To keep the peace and avoid a potential lawsuit, commissioners agreed to give Fields a $26,800 "good will" parting gift, the equivalent of 10 weeks' pay. He also will receive 10 weeks of paid leave so he can postpone his official retirement until Aug. 9, when he will have completed seven full years of service. During that time he will remain living in Lake Wales and make himself available if city officials need to consult with him on any city matters. Had he been fired without cause Fields would have been owed 45 days of paid leave plus a 20-week severance payment of $53,600, so the agreement saved the city money and the potential blemish to its reputation.
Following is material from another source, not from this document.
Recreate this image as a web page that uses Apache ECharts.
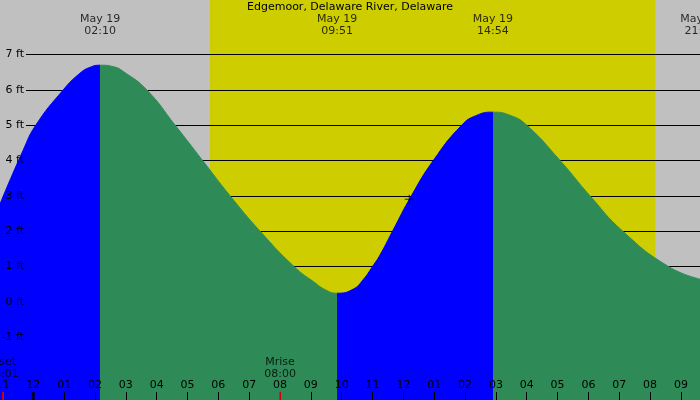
<!DOCTYPE html>
<html>
<head>
<meta charset="utf-8">
<script src="https://cdn.jsdelivr.net/npm/echarts@6/dist/echarts.min.js"></script>
<style>
html, body { margin: 0; padding: 0; background: #c0c0c0; }
#main { width: 700px; height: 400px; }
</style>
</head>
<body>
<div id="main"></div>
<script>
// tide height (ft), hours from midnight May 19
var tideHours = [-1.08, -0.33, 0.08, 0.97, 1.51, 1.84, 2.17, 2.59, 2.92, 3.68, 4.6, 5.49, 6.38, 7.35, 8.45,
    9.08, 9.51, 9.85, 10.38, 10.7, 11.0, 11.24, 11.65, 12.26, 12.97, 13.89, 14.38, 14.9, 15.46, 16.0,
    17.08, 18.05, 19.11, 20.59, 21.62];
var tideFeet = [2.77, 4.29, 5.0, 6.0, 6.47, 6.64, 6.7, 6.66, 6.52, 6.0, 5.0, 4.0, 3.0, 2.0, 1.0,
    0.57, 0.32, 0.24, 0.36, 0.63, 1.0, 1.32, 2.0, 3.0, 4.0, 5.0, 5.28, 5.37, 5.28, 5.0,
    4.0, 3.0, 2.0, 1.0, 0.64];

// highs and lows
var eventHours = [2.167, 9.85, 14.9, 21.63];
var eventLabels = ['May 19\n02:10', 'May 19\n09:51', 'May 19\n14:54', 'May 19\n21:38'];

// sunrise / sunset
var daylight = [5.73, 20.17];

// moon
var moonHours = [-0.983, 8.0];
var moonLabels = ['Mset\n23:01', 'Mrise\n08:00'];

// midnight
var dayStart = [0];

// axis ticks
var feetTicks = [-1, 0, 1, 2, 3, 4, 5, 6, 7];
var hourTicks = [-1, 0, 1, 2, 3, 4, 5, 6, 7, 8, 9, 10, 11, 12, 13, 14, 15, 16, 17, 18, 19, 20, 21];
var hourLabels = ['11', '12', '01', '02', '03', '04', '05', '06', '07', '08', '09', '10',
    '11', '12', '01', '02', '03', '04', '05', '06', '07', '08', '09'];

// now marker
var nowPoint = [12.19, 2.9];

var xMin = -1.08, xMax = 21.618;
var yMin = -2.785, yMax = 8.547;
var gridStart = -0.237;

var tideData = tideHours.map(function (h, i) { return [h, tideFeet[i]]; });

var gridLines = feetTicks.map(function (f) {
    return [{ coord: [gridStart, f] }, { coord: [xMax, f] }];
});

var font = 'DejaVu Sans';

var myChart = echarts.init(document.getElementById('main'));

var option = {
    animation: false,
    backgroundColor: '#c0c0c0',
    textStyle: { fontFamily: font, fontSize: 11, color: '#000' },
    title: {
        text: 'Edgemoor, Delaware River, Delaware',
        left: 'center',
        top: 2,
        padding: 0,
        textStyle: { fontFamily: font, fontSize: 11, fontWeight: 'normal', color: '#000' }
    },
    grid: { left: 0, right: 0, top: 0, bottom: 0, containLabel: false, outerBoundsMode: 'none' },
    xAxis: {
        type: 'value',
        min: xMin,
        max: xMax,
        z: 5,
        axisLine: { show: false, onZero: false },
        splitLine: { show: false },
        axisTick: {
            inside: true,
            length: 8,
            customValues: hourTicks,
            lineStyle: { color: '#000', width: 1 }
        },
        axisLabel: {
            inside: true,
            margin: 9,
            customValues: hourTicks,
            fontFamily: font,
            fontSize: 11,
            color: '#000',
            formatter: function (v) {
                return hourLabels[hourTicks.indexOf(Math.round(v))];
            }
        }
    },
    yAxis: {
        type: 'value',
        min: yMin,
        max: yMax,
        z: 5,
        axisLine: { show: false, onZero: false },
        axisTick: { show: false },
        splitLine: { show: false },
        axisLabel: {
            inside: true,
            align: 'right',
            margin: 24,
            customValues: feetTicks,
            fontFamily: font,
            fontSize: 11,
            color: '#000',
            formatter: '{value} ft'
        }
    },
    visualMap: {
        show: false,
        type: 'piecewise',
        seriesIndex: 1,
        dimension: 0,
        pieces: [
            { lt: eventHours[0], color: '#0000ff' },
            { gte: eventHours[0], lt: eventHours[1], color: '#2e8b57' },
            { gte: eventHours[1], lt: eventHours[2], color: '#0000ff' },
            { gte: eventHours[2], color: '#2e8b57' }
        ]
    },
    series: [{
        // daylight band and the ft lines
        type: 'line',
        data: [],
        silent: true,
        markArea: {
            z: 0,
            silent: true,
            itemStyle: { color: '#cdcd00', opacity: 1 },
            data: [[{ xAxis: daylight[0] }, { xAxis: daylight[1] }]]
        },
        markLine: {
            z: 1,
            silent: true,
            symbol: ['none', 'none'],
            label: { show: false },
            lineStyle: { color: '#000', width: 1, type: 'solid' },
            data: gridLines
        }
    }, {
        type: 'line',
        z: 2,
        data: tideData,
        smooth: 0.5,
        symbol: 'none',
        lineStyle: { width: 1 },
        areaStyle: { opacity: 1, origin: 'start' }
    }, {
        // high / low times along the top
        type: 'scatter',
        z: 3,
        clip: false,
        symbolSize: 0,
        data: eventHours.map(function (h) { return [h, yMax]; }),
        label: {
            show: true,
            position: 'bottom',
            distance: 13,
            lineHeight: 12,
            fontFamily: font,
            fontSize: 11,
            color: '#000',
            formatter: function (p) { return eventLabels[p.dataIndex]; }
        }
    }, {
        // moon rise / set
        type: 'scatter',
        z: 6,
        clip: false,
        symbol: 'rect',
        symbolSize: [2, 8],
        symbolOffset: [0, -4],
        itemStyle: { color: '#ff0000' },
        data: moonHours.map(function (h) { return [h, yMin]; }),
        label: {
            show: true,
            position: 'top',
            distance: 12,
            lineHeight: 12,
            fontFamily: font,
            fontSize: 11,
            color: '#000',
            formatter: function (p) { return moonLabels[p.dataIndex]; }
        }
    }, {
        // midnight tick
        type: 'scatter',
        z: 6,
        clip: false,
        symbol: 'rect',
        symbolSize: [3, 8],
        symbolOffset: [0, -4],
        itemStyle: { color: '#000' },
        data: dayStart.map(function (h) { return [h, yMin]; })
    }, {
        type: 'scatter',
        z: 6,
        symbol: 'path://M0,4h9v1h-9zM4,0h1v9h-1z',
        symbolSize: 9,
        itemStyle: { color: '#000' },
        data: [nowPoint]
    }]
};

myChart.setOption(option);
</script>
</body>
</html>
It took a while, but Fields ultimately got everything he requested, including the ability to buy into the city's general pension plan without completing the normally required 10 years' service. Commissioners approved a special exception that will allow Fields, 73, to buy up to five years of past government service in order to obtain a lifetime city pension. When he was hired in 2013 Fields opted out of the city's general pension plan and instead chose to invest in a 401(A) retirement plan and a 457 deferred compensation plan, into which the city contributed more than $175,000. To buy in will cost him something upwards of $300,000 but there will be no cost to the city.
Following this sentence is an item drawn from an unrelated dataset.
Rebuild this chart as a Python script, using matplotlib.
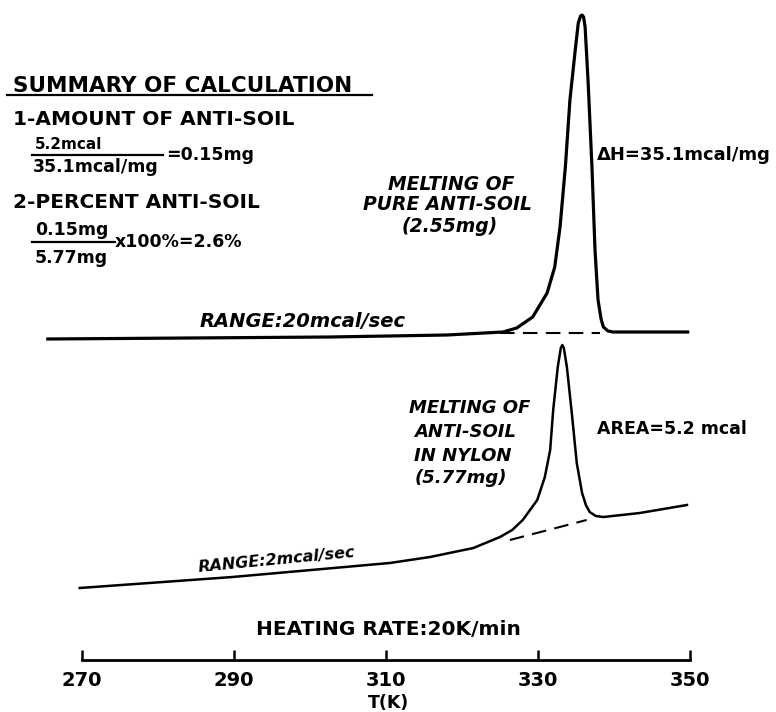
import matplotlib.pyplot as plt
from matplotlib.lines import Line2D

plt.rcParams['font.family'] = ['DejaVu Sans']
plt.rcParams['font.weight'] = 'bold'
plt.rcParams['axes.labelweight'] = 'bold'

# DSC traces: temperature (K) and pen deflection (chart units)
t_pure = [265.5, 302.6, 318.0, 325.4, 327.2, 329.3, 331.2, 332.2, 332.9, 333.6, 334.2,
          334.9, 335.3, 335.6, 335.8, 336.0, 336.2, 336.6, 337.1, 337.5, 337.9,
          338.3, 338.6, 339.2, 339.9, 349.7]
h_pure = [37.3, 37.5, 37.7, 38.0, 38.4, 39.5, 41.9, 44.5, 48.5, 54.5, 61.2,
          66.2, 68.9, 69.6, 69.7, 69.5, 68.5, 62.9, 54.5, 46.2, 41.2,
          39.3, 38.5, 38.1, 38.0, 38.0]

t_nylon = [269.7, 289.8, 310.5, 315.8, 321.5, 325.0, 326.6, 328.0, 329.9, 330.9,
           331.6, 332.0, 332.6, 333.0, 333.2, 333.4, 333.8, 334.5, 335.1, 335.8,
           336.3, 336.8, 337.6, 338.6, 343.4, 349.6]
h_nylon = [12.4, 13.5, 14.9, 15.5, 16.4, 17.5, 18.2, 19.2, 21.2, 23.5,
           26.2, 30.2, 34.5, 36.4, 36.7, 36.4, 34.5, 29.5, 24.9, 21.9,
           20.7, 20.0, 19.6, 19.5, 19.9, 20.7]

# interpolated baselines under the peaks
t_base_pure = [325.0, 338.2]
h_base_pure = [37.9, 37.9]
t_base_nylon = [326.3, 336.4]
h_base_nylon = [17.2, 19.2]

temp_ticks = [270, 290, 310, 330, 350]

W, H = 776, 712
fig = plt.figure(figsize=(W / 100, H / 100), dpi=100)
ax = fig.add_axes([0, 0, 1, 1])
# 270 K sits 82 px from the left edge, 7.6 px per kelvin
ax.set_xlim(270 - 82 / 7.6, 270 + (W - 82) / 7.6)
ax.set_ylim(0, H / 10)
ax.patch.set_visible(False)

ax.plot(t_pure, h_pure, color='black', lw=2.3, solid_joinstyle='round')
ax.plot(t_base_pure, h_base_pure, color='black', lw=1.5, dashes=(7, 4))
ax.plot(t_nylon, h_nylon, color='black', lw=1.8, solid_joinstyle='round')
ax.plot(t_base_nylon, h_base_nylon, color='black', lw=1.5, dashes=(7, 4))

# temperature scale
for s in ['top', 'left', 'right']:
    ax.spines[s].set_visible(False)
ax.spines['bottom'].set_position(('data', 5.2))
ax.spines['bottom'].set_bounds(temp_ticks[0], temp_ticks[-1])
ax.spines['bottom'].set_linewidth(2)
ax.set_xticks(temp_ticks)
ax.set_yticks([])
ax.tick_params(axis='x', direction='in', length=7, width=1.8, pad=8, labelsize=14)
ax.set_xlabel('T(K)', fontsize=12.5, labelpad=3)


def put(x, y, s, size, ha='left', **kw):
    # x, y in pixels from the top-left corner, y is the text baseline
    fig.text(x / W, 1 - y / H, s, fontsize=size, ha=ha, va='baseline', **kw)


def rule(x0, x1, y, lw=1.6):
    fig.add_artist(Line2D([x0 / W, x1 / W], [1 - y / H, 1 - y / H],
                          color='black', lw=lw))


# summary block
put(13, 92, 'SUMMARY OF CALCULATION', 15.5)
rule(7, 372, 95)
put(13, 125, '1-AMOUNT OF ANTI-SOIL', 14.5)
put(35, 149, '5.2mcal', 11)
rule(32, 163, 155)
put(33, 172, '35.1mcal/mg', 12.5)
put(166, 160, '=0.15mg', 12.5)
put(13, 208, '2-PERCENT ANTI-SOIL', 14.5)
put(35, 235, '0.15mg', 12.5)
rule(32, 115, 242)
put(35, 263, '5.77mg', 12.5)
put(115, 247, 'x100%=2.6%', 12.5)

# upper trace labels
put(451, 190, 'MELTING OF', 13.5, ha='center', style='italic')
put(448, 210, 'PURE ANTI-SOIL', 13.5, ha='center', style='italic')
put(450, 232, '(2.55mg)', 13.5, ha='center', style='italic')
put(597, 160, '\u0394H=35.1mcal/mg', 13)
put(200, 327, 'RANGE:20mcal/sec', 14, style='italic')

# lower trace labels
put(470, 413, 'MELTING OF', 13, ha='center', style='italic')
put(465, 437, 'ANTI-SOIL', 13, ha='center', style='italic')
put(463, 461, 'IN NYLON', 13, ha='center', style='italic')
put(461, 483, '(5.77mg)', 13, ha='center', style='italic')
put(597, 434, 'AREA=5.2 mcal', 12.5)
fig.text(199 / W, 1 - 572 / H, 'RANGE:2mcal/sec', fontsize=11.5, style='italic',
         ha='left', va='baseline', rotation=5.5, rotation_mode='anchor')

put(388, 635, 'HEATING RATE:20K/min', 14.5, ha='center')

fig.savefig('out.png', dpi=100)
Commissioner Terrye Howell reluctantly agreed to the settlement, saying that while she would have preferred terminating Fields for cause she would join her colleagues in doing what they believed was best for the city.

Deputy Mayor Robin Gibson, who surprised commissioners two weeks ago by suggesting he wanted the city manager to take an early retirement, said he wanted to "head off controversy" and move forward with hiring a city manager who could help implement the city's downtown redevelopment initiative from the ground up. A workshop is scheduled July 9 to unveil the engineering consultant's initial design ideas.

Commissioners named Deputy City Manager James Slaton to serve as interim city manager while they determine how to proceed with naming a permanent replacement. The deputy mayor suggested commissioners consider naming an interim who agreed not to apply for the job, but the rest of the commission didn't agree. Mayor Eugene Fultz said the city likely couldn't find anyone as qualified as Slaton and both Commissioners Terrye Howell and Curtis Gibson expressed strong support. Commissioner Al Goldstein said he is very impressed with Slaton but wanted to keep options open in case a "Supergirl" showed up.

Fields has lived and worked in Florida for close to 20 years and previously served as manager or assistant manager for the city of Hollywood, Islamorada, Village of Islands in the Keys and the Seminole Tribe of Florida. His tenure in Lake Wales was the longest of his career.

A common complaint against Fields was his cool demeanor and lack of visibility in the community, but he had strong support from the Lake Wales Area Chamber of Commerce and Economic Development Council, which named him their 2019 Public Servant of the Year.

In the past year he has had a few dust ups with Howell and both Gibsons, leaving city observers to question whether he would stay until his contract expired in August 2022. When the deputy mayor proposed early retirement, even Fields' strongest supporters recognized his time in Lake Wales was drawing to a close.